Marilyn Minter (NA 2017) shares her sources of inspiration.
David Hammons, Untitled, 2000
It is a composite that speaks volumes about racism, privilege, class, and beauty. It hits all the bases of when art becomes transcendent.
Richard Tuttle, 31st Wire Piece, 1972
I saw this at the Whitney in my early 20s. I never knew art could look like this. The work is minimal but captivating at the same time. It showed me that simplicity can be powerful; “Wow, why didn’t I think of that?”
Robert Rauschenberg, Untitled (Early Egyptian), 1973
I saw this in my 20s at MoMA, when I was in graduate school. I had never seen an object painted so that it cast a color on the adjacent wall. It opened me up to the possibilities of what art can do.

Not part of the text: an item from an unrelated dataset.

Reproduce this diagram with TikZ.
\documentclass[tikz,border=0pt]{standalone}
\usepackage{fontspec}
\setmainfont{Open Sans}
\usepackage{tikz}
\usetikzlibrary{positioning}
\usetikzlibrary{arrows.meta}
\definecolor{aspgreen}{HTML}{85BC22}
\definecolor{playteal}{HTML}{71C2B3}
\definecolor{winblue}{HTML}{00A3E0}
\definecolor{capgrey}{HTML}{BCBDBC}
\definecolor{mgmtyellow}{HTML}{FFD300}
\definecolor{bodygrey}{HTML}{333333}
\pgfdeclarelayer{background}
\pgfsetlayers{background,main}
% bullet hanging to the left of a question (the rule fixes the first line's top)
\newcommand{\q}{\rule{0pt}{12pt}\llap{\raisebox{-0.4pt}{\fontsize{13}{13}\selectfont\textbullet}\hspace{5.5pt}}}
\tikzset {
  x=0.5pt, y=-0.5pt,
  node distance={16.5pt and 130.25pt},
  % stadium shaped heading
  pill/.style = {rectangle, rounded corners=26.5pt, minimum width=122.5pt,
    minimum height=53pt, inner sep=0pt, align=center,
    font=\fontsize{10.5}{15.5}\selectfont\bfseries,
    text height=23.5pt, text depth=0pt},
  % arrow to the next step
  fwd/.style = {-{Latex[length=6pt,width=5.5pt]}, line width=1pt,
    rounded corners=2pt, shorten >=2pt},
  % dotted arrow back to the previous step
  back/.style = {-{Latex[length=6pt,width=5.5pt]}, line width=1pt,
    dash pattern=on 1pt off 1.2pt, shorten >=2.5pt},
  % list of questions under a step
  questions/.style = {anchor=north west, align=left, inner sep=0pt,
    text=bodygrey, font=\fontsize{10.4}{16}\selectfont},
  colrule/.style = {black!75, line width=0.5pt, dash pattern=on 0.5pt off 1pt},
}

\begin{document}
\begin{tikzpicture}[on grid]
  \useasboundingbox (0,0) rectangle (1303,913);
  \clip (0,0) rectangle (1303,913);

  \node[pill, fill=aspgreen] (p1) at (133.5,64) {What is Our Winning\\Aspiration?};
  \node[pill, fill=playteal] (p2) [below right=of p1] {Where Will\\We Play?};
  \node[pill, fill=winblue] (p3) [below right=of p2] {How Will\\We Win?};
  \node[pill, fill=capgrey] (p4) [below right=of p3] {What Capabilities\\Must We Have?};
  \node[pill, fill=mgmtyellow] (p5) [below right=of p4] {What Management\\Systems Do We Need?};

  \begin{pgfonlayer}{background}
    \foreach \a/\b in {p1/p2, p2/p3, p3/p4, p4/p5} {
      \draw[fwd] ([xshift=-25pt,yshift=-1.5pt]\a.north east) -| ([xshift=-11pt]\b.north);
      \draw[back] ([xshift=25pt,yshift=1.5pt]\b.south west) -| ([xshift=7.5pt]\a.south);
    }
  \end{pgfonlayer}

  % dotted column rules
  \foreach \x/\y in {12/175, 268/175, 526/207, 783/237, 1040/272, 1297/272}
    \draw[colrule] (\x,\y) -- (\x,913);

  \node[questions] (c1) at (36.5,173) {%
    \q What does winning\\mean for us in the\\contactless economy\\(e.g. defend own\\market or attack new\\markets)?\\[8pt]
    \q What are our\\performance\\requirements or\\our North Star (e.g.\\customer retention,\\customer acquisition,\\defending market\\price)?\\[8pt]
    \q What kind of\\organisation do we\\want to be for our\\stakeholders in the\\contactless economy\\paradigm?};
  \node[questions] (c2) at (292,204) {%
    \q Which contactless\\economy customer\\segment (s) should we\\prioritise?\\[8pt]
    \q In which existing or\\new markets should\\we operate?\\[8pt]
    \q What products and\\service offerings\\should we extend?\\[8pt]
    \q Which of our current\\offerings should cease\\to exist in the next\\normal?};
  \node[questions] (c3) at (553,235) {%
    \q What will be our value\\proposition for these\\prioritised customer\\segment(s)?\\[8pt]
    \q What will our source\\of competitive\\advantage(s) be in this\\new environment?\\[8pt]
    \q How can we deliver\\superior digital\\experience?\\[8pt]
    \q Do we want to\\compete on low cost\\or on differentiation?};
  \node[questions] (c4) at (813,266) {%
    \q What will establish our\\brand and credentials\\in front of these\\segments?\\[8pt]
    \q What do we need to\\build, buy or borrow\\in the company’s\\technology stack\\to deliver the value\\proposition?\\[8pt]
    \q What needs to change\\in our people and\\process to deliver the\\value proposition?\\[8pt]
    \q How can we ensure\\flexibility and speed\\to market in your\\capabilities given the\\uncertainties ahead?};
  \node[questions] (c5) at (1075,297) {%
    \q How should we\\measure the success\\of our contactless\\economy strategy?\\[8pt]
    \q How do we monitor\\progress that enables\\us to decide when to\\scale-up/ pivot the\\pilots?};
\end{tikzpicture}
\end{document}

Robert Gober, Untitled Shoe, 1990
This little, red, wax shoe felt like loss. So much art in the 90s was about the AIDS crisis; even objects that seemed unrelated had a narrative behind them.
Henri Matisse, The Piano Lesson, 1916
I saw a reproduction of this painting as a teenager and it was my first taste of Modernism, since I grew up in a cultural desert. It tipped me off that painting didn’t have to look like reality. I didn’t get it, but I knew I liked it.
ACT UP + Gran Fury
It was the first time I saw my generation of artists make a difference in politics. Bravo Gran Fury.

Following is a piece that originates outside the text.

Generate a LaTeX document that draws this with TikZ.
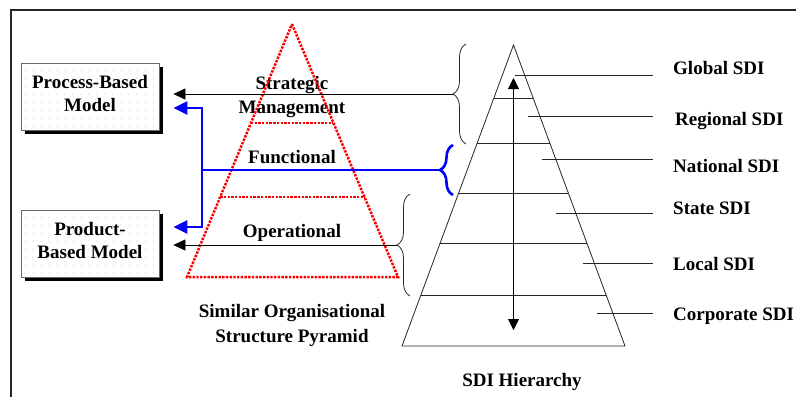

Wife Power, Loldiers, and the Klu Klux Klowns
After the election, I was so angry and depressed. But I figured out that the most powerful way to deal with the KKK, fascists, and neo-Nazis is to humiliate them. These hate groups are desperate to be taken seriously, so undercutting them with absurdity and humor seems far more effective than trying to fight them on their terms. Visit YouTube here to find footage of the “Loldiers,” and and the tuba player here. I find their forms of disruption hilariously effective.
D4D
After the 2016 US election, I joined Downtown for Democracy, a political action group founded by creative people to transform cultural influence into political power. I serve on the artists’ committee—we raise money for progressive causes to combat Trump’s dictatorial agenda by selling reasonably priced artist editions. Buy our stuff or volunteer at downtown4democracy.org.

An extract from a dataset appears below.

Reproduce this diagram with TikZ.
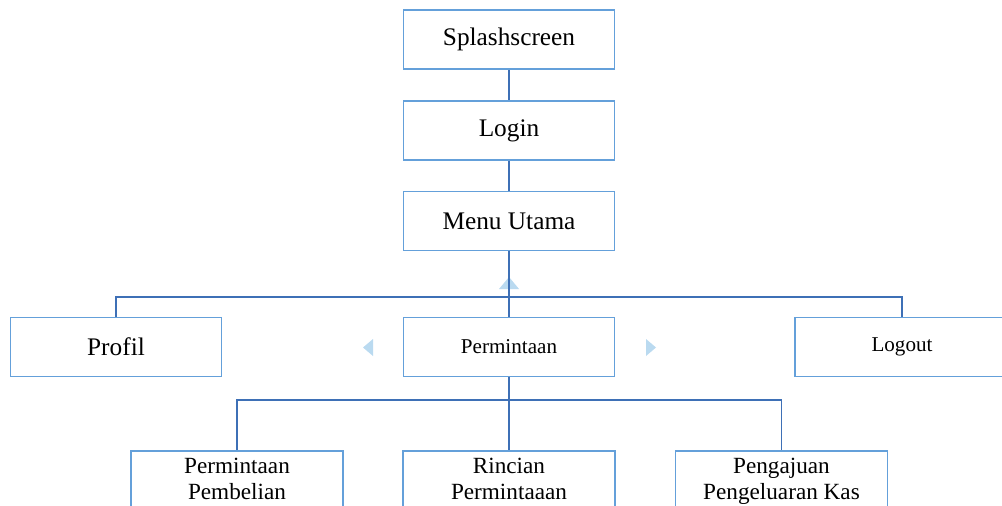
\documentclass[tikz,border=0pt]{standalone}
\usepackage{fontspec}
\setmainfont{Liberation Serif}
\usepackage{xcolor}
\definecolor{boxBlue}{RGB}{100,160,218}
\definecolor{lineBlue}{RGB}{62,112,182}
\definecolor{arrowBlue}{RGB}{186,218,240}

\tikzset{
  menubox/.style={draw=boxBlue,line width=1.2pt,minimum width=5.275cm,minimum height=1.475cm,inner sep=0pt},
  bigtext/.style={font=\fontsize{18}{21.6}\selectfont},
  smalltext/.style={font=\fontsize{15}{18}\selectfont},
  subbox/.style={draw=boxBlue,line width=1.2pt,minimum width=5.3cm,anchor=north,align=center,
    text depth=1.2cm,inner xsep=0pt,inner ysep=0.175cm,font=\fontsize{16.5}{18.5}\selectfont},
  link/.style={draw=lineBlue,line width=1.2pt},
}

\begin{document}
\begin{tikzpicture}[x=0.025cm,y=-0.025cm]
            \useasboundingbox (0,0) rectangle (1002,506);

            % Main flow
            \node[menubox,bigtext] (splash) at (509,39.5) {Splashscreen};
            \node[menubox,bigtext] (login) at (509,130.5) {Login};
            \node[menubox,bigtext] (menu) at (509,221) {Menu Utama};

            % Menu items
            \node[menubox,bigtext] (profil) at (116,347) {Profil};
            \node[menubox,smalltext] (minta) at (509,347) {Permintaan};
            \node[menubox,smalltext,minimum width=5.35cm] (logout) at (902,347) {Logout};

            % Sub items
            \node[subbox] (beli) at (237,450) {Permintaan\\Pembelian};
            \node[subbox] (rincian) at (509,450) {Rincian\\Permintaaan};
            \node[subbox] (kas) at (781.5,450) {Pengajuan\\Pengeluaran Kas};

            % Markers
            \fill[arrowBlue] (499,289) -- (519,289) -- (509,277) -- cycle;
            \fill[arrowBlue] (373,339) -- (373,356) -- (363,347.5) -- cycle;
            \fill[arrowBlue] (646,339) -- (646,356) -- (656,347.5) -- cycle;

            % Connections
            \coordinate (bus) at (509,297);
            \coordinate (subbus) at (509,400);
            \draw[link] (splash) -- (login);
            \draw[link] (login) -- (menu);
            \draw[link] (menu.south) -- (bus);
            \draw[link] (profil.north) -- (profil.north |- bus) -- (logout.north |- bus) -- (logout.north);
            \draw[link] (bus) -- (minta.north);
            \draw[link] (minta.south) -- (subbus);
            \draw[link] (beli.north) -- (beli.north |- subbus) -- (kas.north |- subbus) -- (kas.north);
            \draw[link] (subbus) -- (rincian.north);
        \end{tikzpicture}
\end{document}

Philip Guston, Evidence, 1970
He paints like God; he took abstraction and decided to get political with it. He painted the Klu Klux Klan and Richard Nixon; he made that hideous subject matter look amazing.
David Wojnarowicz, Untitled (Hujar Dead), 1988
His work is a really good example of my generation fighting back with imagery and words in the middle of the AIDS crisis and half of the population of the art world dying around us.
Barbara Kruger, Untitled (Your body is a battleground), 1989
She changed art history; she seamlessly combines imagery, politics, and poetry.
Jenny Holzer, Protect Me From What I Want, 1985
She concretizes poetry digitally into art.
Planned Parenthood and Cecile Richards’s Congressional Testimony
Planned Parenthood and its former president, Cecile Richards, who ran the organization from 2006 until April of this year, have been huge inspirations to me. I loved watching Richards’s 2015 testimony before Congress when she shut down Utah’s unctuous GOP representative Jason Chaffetz.
I have been a proud supporter of Planned Parenthood for a very long time. I made a suite of unofficial Planned Parenthood pins—all of the proceeds go directly to the nonprofit. You can buy them through Printed Matter’s website.
Arthur Jafa, Love is the Message, The Message is Death, 2016
Arthur Jafa’s genius and heartbreaking work is one of the most mesmerizing things I’ve ever seen. I couldn’t leave the room until I’d watched it ten times.
Christian Marclay, The Clock, 2010
Christian Marclay’s The Clock is a looped, 24-hour video montage of scenes from film and television that features clocks or timepieces. For a movie junkie like me, this is heaven on earth; I will never get tired of it.
Marilyn Minter (NA 2017) is an artist who lives and works in New York. Her work focuses on the idea of unconventional beauty. She has been the subject of numerous solo exhibitions around the world. In 2015, Minter’s retrospective Pretty/Dirty opened at the Contemporary Arts Museum, Houston, TX, and was shown in various museums, concluding at the Brooklyn Museum.